Mis à jour 25/02/2018 à 11:55 GMT+1

PREMIER LEAGUE - Si l’immense talent du meneur de jeu belge de Chelsea fait l’unanimité, ce dernier peine encore à le démontrer dans les grands rendez-vous comme face à Barcelone, mardi, et avant d’affronter MU, ce dimanche.

Eden Hazard has been dropped

Crédit: Getty Images

Je ne sais pas vous mais la performance d’Eden Hazard face au Barça m’a laissé un peu sur ma faim. Une nouvelle fois, j’aurais même envie de dire. Si Chelsea a réalisé le match (presque) parfait – la faute à une mauvaise relance de Christensen – en appliquant à la lettre le plan établi par Antonio Conte, sa pépite belge n’a pas totalement répondu présent au rendez-vous. L’excuse de son poste, en faux neuf, n’en est pas une puisque les trois de devant (Pedro et surtout Willian à ses côtés) étaient assez libres de leurs mouvements.
Or, ce Chelsea - Barça, qui plus est face à Lionel Messi, était une rencontre importante pour Hazard qui n’avait pas encore eu l’occasion de démontrer son immense talent face aux grosses cylindrées européennes (Real Madrid, Barcelone, Bayern) ni se mesurer directement aux autres stars mondiales (Ronaldo, Messi, Neymar).

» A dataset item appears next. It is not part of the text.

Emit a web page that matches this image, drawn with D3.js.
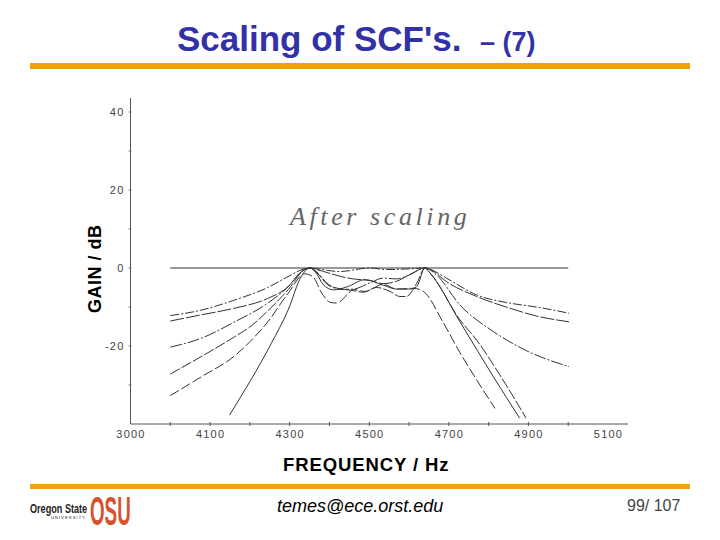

Willian lui vole la vedette, Messi lui montre ce qu’est un grand joueur

Depuis son arrivée à Chelsea en 2012, Hazard a affronté trois fois le PSG, un adversaire qu’il connait et a rencontré à de nombreuses reprises avec le LOSC, et l’Atletico Madrid, en demi-finale en 2014. Et encore. Il avait manqué le match aller sur blessure et ne semblait pas totalement remis lors du retour à Stamford Bridge (1-3) où son erreur d’inattention sur l’égalisation espagnole juste avant la pause, en laissant partir Juanfran dans son dos, avait relancé les Madrilènes et plombé sa formation.
Cette rencontre face au Barça et Messi était donc l’occasion pour lui de justifier une bonne fois pour toutes l’immense talent qu’on lui prête depuis ses 17 ans et une manière pour nous, observateurs et spectateurs, de voir s’il appartient réellement à la cour des très grands. Raté ! C’est Willian, buteur après avoir touché deux fois les montants, qui lui a volé la vedette et Messi, bien sûr. Hazard n’a pas été mauvais, loin de là, mais il n’a pas suffisamment pesé sur le jeu de Chelsea en dehors de sa passe décisive pour Willian qu’il doit surtout au talent du Brésilien pour effacer Busquets et contourner Rakitic avec sa frappe.
Tous les observateurs – journalistes, anciens joueurs et entraineurs – sont d’accord pour dire que Hazard est un joueur magnifique, par son aisance technique, ses dribbles, ses décalages en une touche, ses gestes de grande classe. Il est "l’un des tout meilleurs en Europe", selon Carragher, "parce qu’il voit avant les autres", dixit Henry, tandis que Zola, à qui le Belge est souvent comparé à Chelsea, "paierait pour le voir jouer". Mais les grands joueurs sont aussi ceux qui font la différence dans les grands matches. A l’image de Lionel Messi à Stamford Bridge. Si le Barça s’est montré peu dangereux, c’est l’Argentin qui a offert la première occasion dangereuse à son équipe d’un coup de patte magique en trouvant Paulinho dans la surface. Et c’est encore lui qui a planté le but si important à l’extérieur (1-1). C’est ça un grand joueur : être décisif. Et Hazard ne l’est pas assez.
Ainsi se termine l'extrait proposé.